А может, и должна...Кровь на обоих телах подсохла, отваливается коркой от прикосновений, шершавая на ощупь. Спирс пространственно думает о душе, но пальцы продолжают находить эту корку на чужом теле и отскабливать ее – хаотично, дрожа в нетерпении.Грелль дрожит, перенимает эту же дрожь у Спирса. Сейчас. Рядом... и уже вскрик от удовольствия, заканчивается жалобно — мало. Большего. Темп сразу увеличивается едва ли не до бешеного, все с напором. Только больше... Грелль подчиняется и в этот раз — а куда ему деваться?
Уильям наблюдает за движениями чужой руки, не думая убирать собственную — пока Сатклифф не войдет во вкус, он может своим нежеланием испортить этот спектакль. С таким как Грелль нужен тотальный контроль, все остальное он разрушает и подминает под себя. Бровь подозрительно поднимается, когда Грелль кричит так высоко, а после — захлебывается в стонах.
Спирс рычит и упирается ладонью в грудь диспетчера, заставляя его принять строго вертикальное положение. Затем отталкивает руку диспетчера и сам сжимает член так, что Сатклифф что-то неразборчиво стонет. Можно распознать как имя, так и начало и конец одного и того же, самого важного на сейчас, слова — больно.
Ти Спирс кладет ладонь на коленку. Кожа содрана до мяса, кровь снова заливает асфальт — это четко видно, если скосить взгляд. Спирс касается мяса кончиками пальцев, царапает ногтями, оттягивает края кожи. Это все уже на последнем дыхании, буквально — из горла вырываются хрипы, ногти скребут по коленке, а сам Ти Спирс изгибается в спине. Да, он может себе позволить небольшую демонстрацию ощущений — скрыть их действительно сложно.

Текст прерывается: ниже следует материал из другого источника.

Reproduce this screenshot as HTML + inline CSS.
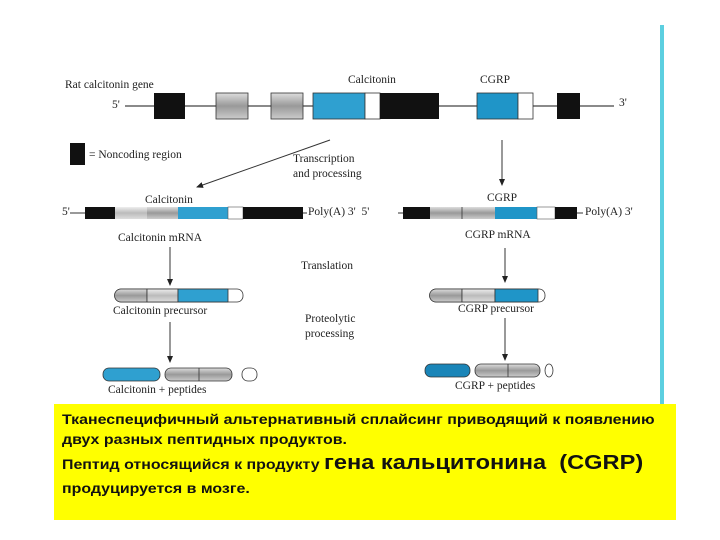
<!DOCTYPE html>
<html><head><meta charset="utf-8"><style>
body{margin:0;width:720px;height:540px;background:#fff;overflow:hidden;position:relative;font-family:"Liberation Serif",serif}
.t{position:absolute;font-size:11.5px;color:#222;white-space:nowrap}
.y{position:absolute;left:54px;top:404px;width:622px;height:116px;background:#ffff00}
.y div{position:absolute;left:8px;font-family:"Liberation Sans",sans-serif;font-weight:bold;font-size:13.5px;color:#111;white-space:nowrap;transform:scaleX(1.18);transform-origin:0 0}
</style></head><body>
<svg width="720" height="540" style="position:absolute;left:0;top:0">
<defs><linearGradient id="g" x1="0" y1="0" x2="0" y2="1"><stop offset="0" stop-color="#ddd"/><stop offset=".5" stop-color="#999"/><stop offset="1" stop-color="#ccc"/></linearGradient>
<linearGradient id="lg" x1="0" y1="0" x2="0" y2="1"><stop offset="0" stop-color="#eee"/><stop offset=".5" stop-color="#bbb"/><stop offset="1" stop-color="#ddd"/></linearGradient>
<marker id="a" markerWidth="8" markerHeight="8" refX="6" refY="4" orient="auto"><path d="M0,1 L7,4 L0,7z" fill="#222"/></marker></defs>
<rect x="660" y="25" width="4" height="380" fill="#5ccfe0"/>
<line x1="125" y1="106" x2="614" y2="106" stroke="#444" stroke-width="1.3"/>
<rect x="154" y="93" width="31" height="26" fill="#111"/>
<rect x="216" y="93" width="32" height="26" fill="url(#g)" stroke="#333" stroke-width=".8"/>
<rect x="271" y="93" width="32" height="26" fill="url(#g)" stroke="#333" stroke-width=".8"/>
<rect x="313" y="93" width="52" height="26" fill="#2fa0d0" stroke="#333" stroke-width=".8"/>
<rect x="365" y="93" width="15" height="26" fill="#fff" stroke="#333" stroke-width=".8"/>
<rect x="380" y="93" width="59" height="26" fill="#111"/>
<rect x="477" y="93" width="41" height="26" fill="#1f95c8" stroke="#333" stroke-width=".8"/>
<rect x="518" y="93" width="15" height="26" fill="#fff" stroke="#333" stroke-width=".8"/>
<rect x="557" y="93" width="23" height="26" fill="#111"/>
<rect x="70" y="143" width="15" height="22" fill="#111"/>
<line x1="330" y1="140" x2="197" y2="187" stroke="#333" stroke-width="1" marker-end="url(#a)"/>
<line x1="502" y1="140" x2="502" y2="185" stroke="#333" stroke-width="1" marker-end="url(#a)"/>
<line x1="70" y1="213" x2="307" y2="213" stroke="#333"/>
<rect x="85" y="207" width="30" height="12" fill="#111"/>
<rect x="115" y="207" width="32" height="12" fill="url(#lg)"/>
<rect x="147" y="207" width="31" height="12" fill="url(#g)"/>
<rect x="178" y="207" width="50" height="12" fill="#2fa0d0"/>
<rect x="228" y="207" width="15" height="12" fill="#fff" stroke="#555" stroke-width=".6"/>
<rect x="243" y="207" width="60" height="12" fill="#111"/>
<line x1="398" y1="213" x2="583" y2="213" stroke="#333"/>
<rect x="403" y="207" width="27" height="12" fill="#111"/>
<rect x="430" y="207" width="32" height="12" fill="url(#g)"/>
<rect x="462" y="207" width="33" height="12" fill="url(#g)"/>
<line x1="462" y1="207" x2="462" y2="219" stroke="#333" stroke-width=".8"/>
<rect x="495" y="207" width="42" height="12" fill="#1f95c8"/>
<rect x="537" y="207" width="18" height="12" fill="#fff" stroke="#555" stroke-width=".6"/>
<rect x="555" y="207" width="22" height="12" fill="#111"/>
<line x1="170" y1="247" x2="170" y2="285" stroke="#333" marker-end="url(#a)"/>
<line x1="505" y1="248" x2="505" y2="282" stroke="#333" marker-end="url(#a)"/>
<g stroke="#333" stroke-width=".8">
<rect x="115" y="289" width="128" height="13" rx="6" fill="#fff"/>
<path d="M121,289 H147 V302 H121 A6,6 0 0 1 121,289z" fill="url(#g)"/>
<rect x="147" y="289" width="31" height="13" fill="url(#lg)"/>
<rect x="178" y="289" width="50" height="13" fill="#2fa0d0"/>
<rect x="430" y="289" width="115" height="13" rx="6" fill="#fff"/>
<path d="M436,289 H462 V302 H436 A6,6 0 0 1 436,289z" fill="url(#g)"/>
<rect x="462" y="289" width="33" height="13" fill="url(#lg)"/>
<rect x="495" y="289" width="43" height="13" fill="#1f95c8"/>
</g>
<line x1="170" y1="322" x2="170" y2="362" stroke="#333" marker-end="url(#a)"/>
<line x1="505" y1="318" x2="505" y2="360" stroke="#333" marker-end="url(#a)"/>
<g stroke="#333" stroke-width=".8">
<rect x="103" y="368" width="57" height="13" rx="6" fill="#2fa0d0"/>
<rect x="165" y="368" width="67" height="13" rx="6" fill="url(#g)"/>
<line x1="199" y1="368" x2="199" y2="381"/>
<rect x="242" y="368" width="15" height="13" rx="6" fill="#fff"/>
<rect x="425" y="364" width="45" height="13" rx="6" fill="#1a85b8"/>
<rect x="475" y="364" width="65" height="13" rx="6" fill="url(#g)"/>
<line x1="508" y1="364" x2="508" y2="377"/>
<ellipse cx="549" cy="370.5" rx="4" ry="6.5" fill="#fff"/>
</g>
</svg>
<div class="t" style="left:65px;top:79px">Rat calcitonin gene</div>
<div class="t" style="left:348px;top:74px">Calcitonin</div>
<div class="t" style="left:480px;top:74px">CGRP</div>
<div class="t" style="left:112px;top:99px">5'</div>
<div class="t" style="left:619px;top:97px">3'</div>
<div class="t" style="left:89px;top:149px">= Noncoding region</div>
<div class="t" style="left:293px;top:152px;line-height:15px">Transcription<br>and processing</div>
<div class="t" style="left:145px;top:194px">Calcitonin</div>
<div class="t" style="left:487px;top:192px">CGRP</div>
<div class="t" style="left:62px;top:206px">5'</div>
<div class="t" style="left:308px;top:206px">Poly(A) 3'&nbsp; 5'</div>
<div class="t" style="left:585px;top:206px">Poly(A) 3'</div>
<div class="t" style="left:118px;top:232px">Calcitonin mRNA</div>
<div class="t" style="left:465px;top:229px">CGRP mRNA</div>
<div class="t" style="left:301px;top:260px">Translation</div>
<div class="t" style="left:113px;top:305px">Calcitonin precursor</div>
<div class="t" style="left:458px;top:303px">CGRP precursor</div>
<div class="t" style="left:305px;top:312px;line-height:15px">Proteolytic<br>processing</div>
<div class="t" style="left:108px;top:384px">Calcitonin + peptides</div>
<div class="t" style="left:455px;top:380px">CGRP + peptides</div>
<div class="y">
<div style="top:8px">Тканеспецифичный альтернативный сплайсинг приводящий к появлению</div>
<div style="top:28px">двух разных пептидных продуктов.</div>
<div style="top:48px">Пептид относящийся к продукту <span style="font-size:20px">гена кальцитонина&nbsp; (CGRP)</span></div>
<div style="top:77px">продуцируется в мозге.</div>
</div>
</body></html>
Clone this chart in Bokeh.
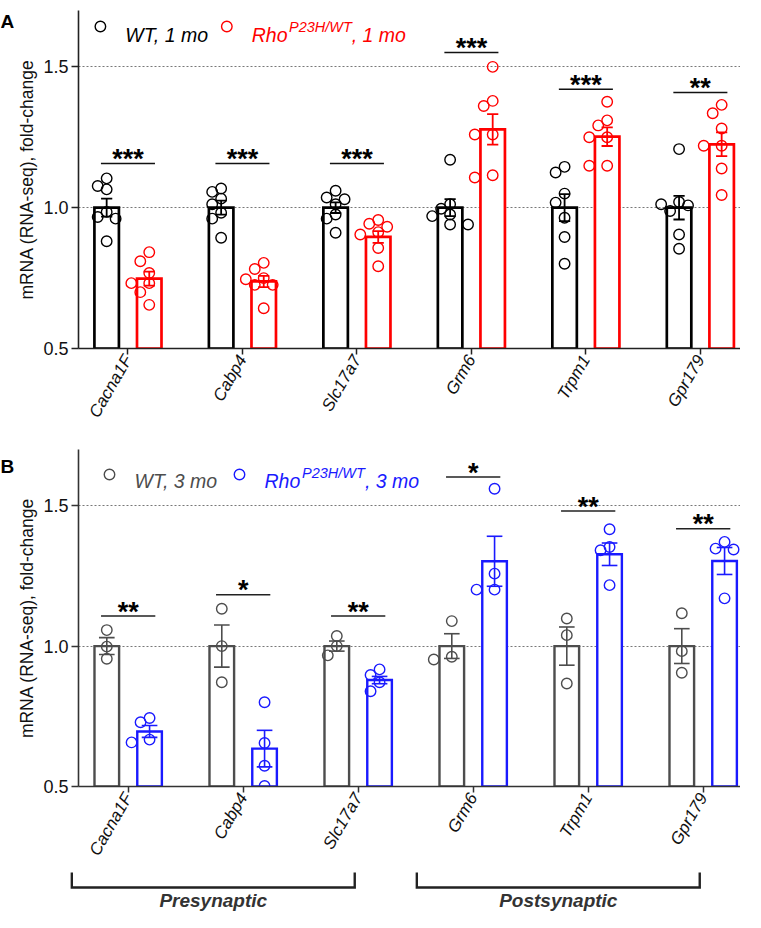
import math
from bokeh.plotting import figure
from bokeh.layouts import column, row
from bokeh.models import Range1d, FixedTicker, PrintfTickFormatter
from bokeh.core.properties import value
from bokeh.embed import file_html
from bokeh.resources import INLINE

# ---------------- data ----------------
genes = ["Cacna1F", "Cabp4", "Slc17a7", "Grm6", "Trpm1", "Gpr179"]
y_ticks = [0.5, 1.0, 1.5]
groups = ["Presynaptic", "Postsynaptic"]
group_first = [0, 3]
group_last = [2, 5]

# Panel A: 1 month
wt1_points = [
    [1.104, 1.077, 1.065, 0.985, 0.967, 0.961, 0.881],
    [1.068, 1.056, 1.032, 1.012, 0.982, 0.961, 0.893],
    [1.060, 1.036, 1.030, 1.012, 0.976, 0.961, 0.911],
    [1.170, 1.012, 0.996, 0.976, 0.970, 0.940, 0.940],
    [1.145, 1.125, 1.050, 1.018, 0.964, 0.896, 0.801],
    [1.208, 1.020, 1.012, 1.008, 0.988, 0.905, 0.854],
]
mut1_points = [
    [0.842, 0.810, 0.768, 0.732, 0.732, 0.700, 0.655],
    [0.804, 0.782, 0.750, 0.746, 0.726, 0.726, 0.643],
    [0.956, 0.943, 0.932, 0.913, 0.905, 0.857, 0.792],
    [1.500, 1.379, 1.361, 1.260, 1.260, 1.115, 1.107],
    [1.376, 1.310, 1.292, 1.250, 1.250, 1.149, 1.149],
    [1.365, 1.335, 1.281, 1.220, 1.220, 1.139, 1.045],
]
wt1_mean = [1.0, 1.0, 1.0, 1.0, 1.0, 1.0]
mut1_mean = [0.748, 0.738, 0.896, 1.278, 1.252, 1.225]
wt1_sem = [0.032, 0.025, 0.019, 0.030, 0.048, 0.042]
mut1_sem = [0.025, 0.020, 0.021, 0.054, 0.033, 0.042]
sig1_labels = ["***", "***", "***", "***", "***", "**"]
sig1_heights = [1.157, 1.157, 1.157, 1.551, 1.420, 1.409]

# Panel B: 3 months
wt3_points = [
    [1.057, 0.998, 0.955],
    [1.133, 1.000, 0.871],
    [1.036, 1.000, 0.967],
    [1.089, 0.962, 0.952],
    [1.098, 1.039, 0.867],
    [1.117, 0.982, 0.905],
]
mut3_points = [
    [0.744, 0.729, 0.667, 0.657],
    [0.800, 0.655, 0.574, 0.502],
    [0.917, 0.897, 0.871, 0.839],
    [1.560, 1.258, 1.201, 1.201],
    [1.416, 1.353, 1.341, 1.217],
    [1.371, 1.347, 1.344, 1.170],
]
wt3_mean = [1.0, 1.0, 1.0, 1.0, 1.0, 1.0]
mut3_mean = [0.696, 0.635, 0.879, 1.302, 1.327, 1.303]
wt3_sem = [0.030, 0.075, 0.018, 0.044, 0.068, 0.062]
mut3_sem = [0.021, 0.065, 0.013, 0.089, 0.040, 0.048]
sig3_labels = ["**", "*", "**", "*", "**", "**"]
sig3_heights = [1.107, 1.183, 1.107, 1.602, 1.481, 1.418]

# ---------------- layout constants ----------------
FONT_NAME = "Liberation Sans"
FONT = value(FONT_NAME)
W = 740
LW = 14              # width of the strip holding the panel letter
PW = W - LW
PXU = 115.0          # px per category
X0 = -0.432
Y0, Y1 = 0.5, 1.7
OFF = 0.186          # bar offset from category centre
BAR_W = 0.214


def blank(width, height):
    f = figure(width=width, height=height, x_range=Range1d(0, width),
               y_range=Range1d(height, 0), output_backend="svg",
               toolbar_location=None, min_border=0,
               x_axis_location=None, y_axis_location=None)
    f.outline_line_color = None
    f.grid.visible = False
    f.background_fill_color = "white"
    f.border_fill_color = "white"
    return f


def letter_strip(letter, height, baseline):
    f = blank(LW, height)
    f.text(x=[0], y=[baseline], text=[letter], text_font=FONT,
           text_font_style="bold", text_font_size="19px", text_color="#000000",
           text_align="left", text_baseline="alphabetic")
    return f


def swarm(vals, ppu_y, step_px=9.0, min_px=9.6):
    placed = []
    offs = [0.0] * len(vals)
    order = sorted(range(len(vals)), key=lambda i: -vals[i])
    cands = [0]
    for m in range(1, 8):
        cands += [-m, m]
    for i in order:
        yp = vals[i] * ppu_y
        xp = 0.0
        for c in cands:
            xp = c * step_px
            if all((xp - a) ** 2 + (yp - b) ** 2 >= min_px ** 2 for a, b in placed):
                break
        placed.append((xp, yp))
        offs[i] = xp / PXU
    return offs


def make_panel(height, left, top, bottom, c_wt, c_mut, wt_pts, mut_pts,
               wt_mean, mut_mean, wt_sem, mut_sem, sig_lab, sig_h,
               leg, age, bar_lw, eb_lw, cap, sig_col, axis_col):
    frame_h = height - top - bottom
    ppu_y = frame_h / (Y1 - Y0)
    frame_w = PW - left
    x_end = X0 + frame_w / PXU
    p = figure(width=PW, height=height, x_range=Range1d(X0, x_end),
               y_range=Range1d(Y0, Y1), output_backend="svg",
               toolbar_location=None, min_border_left=left, min_border_right=0,
               min_border_top=top, min_border_bottom=bottom)
    p.outline_line_color = None
    p.background_fill_color = "white"
    p.border_fill_color = "white"
    p.xgrid.visible = False
    p.ygrid.ticker = FixedTicker(ticks=[1.0, 1.5])
    p.ygrid.grid_line_dash = "2 2"
    p.ygrid.grid_line_color = "#555555"
    p.ygrid.grid_line_width = 0.8

    # axes
    p.yaxis.ticker = FixedTicker(ticks=y_ticks)
    p.yaxis.formatter = PrintfTickFormatter(format="%.1f")
    p.yaxis.axis_label = "mRNA (RNA-seq), fold-change"
    p.yaxis.axis_label_text_font = FONT_NAME
    p.yaxis.axis_label_text_font_style = "normal"
    p.yaxis.axis_label_text_font_size = "17.5px"
    p.yaxis.axis_label_text_color = "#111111"
    p.yaxis.axis_label_standoff = 3
    p.yaxis.major_label_text_font = FONT_NAME
    p.yaxis.major_label_text_font_size = "18px"
    p.yaxis.major_label_text_color = "#111111"
    p.yaxis.major_label_standoff = 3
    p.xaxis.ticker = FixedTicker(ticks=list(range(len(genes))))
    p.xaxis.major_label_overrides = {i: g for i, g in enumerate(genes)}
    p.xaxis.major_label_orientation = math.pi / 3
    p.xaxis.major_label_text_font = FONT_NAME
    p.xaxis.major_label_text_font_style = "italic"
    p.xaxis.major_label_text_font_size = "17px"
    p.xaxis.major_label_text_color = "#111111"
    p.xaxis.major_label_standoff = 2
    for ax in (p.xaxis[0], p.yaxis[0]):
        ax.axis_line_color = axis_col
        ax.axis_line_width = 1.6
        ax.major_tick_line_color = axis_col
        ax.major_tick_line_width = 1.5
        ax.major_tick_in = 0
        ax.minor_tick_in = 0
        ax.minor_tick_out = 0
    p.yaxis.major_tick_out = 7
    p.xaxis.major_tick_out = 6

    xs = list(range(len(genes)))
    x_wt = [x - OFF for x in xs]
    x_mut = [x + OFF for x in xs]

    # bars
    p.vbar(x=x_wt, top=wt_mean, bottom=Y0, width=BAR_W, fill_color="white",
           line_color=c_wt, line_width=bar_lw, line_join="miter")
    p.vbar(x=x_mut, top=mut_mean, bottom=Y0, width=BAR_W, fill_color="white",
           line_color=c_mut, line_width=bar_lw, line_join="miter")

    # error bars (mean +/- SEM)
    for xv, mv, sv, col in ((x_wt, wt_mean, wt_sem, c_wt), (x_mut, mut_mean, mut_sem, c_mut)):
        lo = [m - s for m, s in zip(mv, sv)]
        hi = [m + s for m, s in zip(mv, sv)]
        p.segment(x0=xv, y0=lo, x1=xv, y1=hi, line_color=col, line_width=eb_lw)
        p.segment(x0=[x - cap for x in xv], y0=hi, x1=[x + cap for x in xv], y1=hi,
                  line_color=col, line_width=eb_lw)
        p.segment(x0=[x - cap for x in xv], y0=lo, x1=[x + cap for x in xv], y1=lo,
                  line_color=col, line_width=eb_lw)

    # individual animals
    for xv, pts, col in ((x_wt, wt_pts, c_wt), (x_mut, mut_pts, c_mut)):
        px, py = [], []
        for xc, vals in zip(xv, pts):
            offs = swarm(vals, ppu_y)
            px += [xc + o for o in offs]
            py += vals
        p.scatter(x=px, y=py, size=10.5, marker="circle", fill_color=None,
                  line_color=col, line_width=1.4)

    # significance
    half = 0.236
    p.segment(x0=[x - half for x in xs], y0=sig_h, x1=[x + half for x in xs], y1=sig_h,
              line_color=sig_col, line_width=1.5)
    p.text(x=xs, y=[h + 4.5 / ppu_y for h in sig_h], text=sig_lab,
           text_font=FONT, text_font_style="bold", text_font_size="27px",
           text_color="#000000", text_align="center", text_baseline="alphabetic")

    # helpers: canvas px (of this figure) -> data
    def dx(px_rel):
        return X0 + (px_rel - left) / PXU

    def dy(py_rel):
        return Y0 + (top + frame_h - py_rel) / ppu_y

    # legend
    p.scatter(x=[dx(leg[0]), dx(leg[2])], y=[dy(leg[4]), dy(leg[4])], size=10.5,
              marker="circle", fill_color=None, line_color=[c_wt, c_mut], line_width=1.4)
    p.text(x=[dx(leg[1])], y=[dy(leg[5])], text=["WT, %s" % age], text_font=FONT,
           text_font_style="italic", text_font_size="19.5px", text_color=c_wt,
           text_baseline="alphabetic", text_align="left")
    rho_x = dx(leg[3])
    sup_x = rho_x + 37.5 / PXU
    end_x = sup_x + 63.0 / PXU
    p.text(x=[rho_x], y=[dy(leg[5])], text=["Rho"], text_font=FONT,
           text_font_style="italic", text_font_size="19.5px", text_color=c_mut,
           text_baseline="alphabetic", text_align="left")
    p.text(x=[sup_x], y=[dy(leg[5] - 8)], text=["P23H/WT"], text_font=FONT,
           text_font_style="italic", text_font_size="14.5px", text_color=c_mut,
           text_baseline="alphabetic", text_align="left")
    p.text(x=[end_x], y=[dy(leg[5])], text=[", %s" % age], text_font=FONT,
           text_font_style="italic", text_font_size="19.5px", text_color=c_mut,
           text_baseline="alphabetic", text_align="left")
    return p


# Panel A: canvas at page x=22, y=8..436
HA = 428
pA = make_panel(HA, 61, 10, 80, "#000000", "#ff0000",
                wt1_points, mut1_points, wt1_mean, mut1_mean, wt1_sem, mut1_sem,
                sig1_labels, sig1_heights,
                [83, 108, 210, 235, 26, 34], "1 mo", 2.7, 1.8, 0.049, "#111111", "#222222")
# Panel B: canvas at page x=22, y=436..874
HB = 438
pB = make_panel(HB, 64, 21, 80, "#4d4d4d", "#1a1aff",
                wt3_points, mut3_points, wt3_mean, mut3_mean, wt3_sem, mut3_sem,
                sig3_labels, sig3_heights,
                [95, 120, 225, 250, 46, 52], "3 mo", 2.4, 1.6, 0.068, "#222222", "#333333")

# bracket strip under panel B (same horizontal scale as panel B), page y=874..920
CH = 46
xc0 = X0 - (86 - 8) / PXU
pC = figure(width=W, height=CH, x_range=Range1d(xc0, xc0 + W / PXU),
            y_range=Range1d(CH, 0), output_backend="svg", toolbar_location=None,
            min_border=0, x_axis_location=None, y_axis_location=None)
pC.outline_line_color = None
pC.grid.visible = False
for name, f, l in zip(groups, group_first, group_last):
    xl, xr = f - 0.49, l - 0.03
    pC.line(x=[xl, xl, xr, xr], y=[6, 21, 21, 6], line_color="#222222",
            line_width=2.4, line_join="miter")
    pC.text(x=[(xl + xr) / 2], y=[34], text=[name], text_font=FONT,
            text_font_style="bold italic", text_font_size="19px",
            text_color="#333333", text_align="center", text_baseline="alphabetic")

layout = column(row(letter_strip("A", HA, 14), pA, spacing=0),
                row(letter_strip("B", HB, 22), pB, spacing=0),
                pC, spacing=0)
open("out.html", "w").write(file_html(layout, INLINE))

Грелль впивается ногтями в бедра Уильяма, оставляя глубокие царапины.
-Уилл... — всхлип, медленная попытка отстранится, за которой следует еще одна порция. Да. Этого ненавистного касания.Этого много, как ты не понимаешь...
Сатклифф устает кричать, горло болит, голос еще не сорван, но он сиплый. А кричит... просто потому что нет иного выхода. Может, он и есть, но в тех рамках, которые существуют, которые поставлены — уже не существует.Невероятное облегчение в несколько секунд, пока пальцы не касаются чистого мяса. Грелль пытается подмять под себя чужую руку, прижать ее коленкой к полу, свободная рука царапает ее, за запястье пытается оттащить в сторону.
-Не трогай! — истерично, на эмоциях.
И именно тогда Уильям приподнимает бедра, чужие же — опускает на максимум на себя. Больно... чертовски. Грелль как озверелый царапает чужой живот, бока, бедра — все, что попадется. Но выход энергии неизбежен, внутрь тела бьет горячая струя, Сатклифф закусывает и без того искусанную в кровь губу, а после, чувствуя, как контроль над ним резко ослабел, с силой касается себя. Трет, сжимает — не так, как Уильям, нежнее, даже спокойнее, и заканчивает. Все это.
Не надо. Больше. Не надо... Больше им двоим ничего не надо от этой ночи.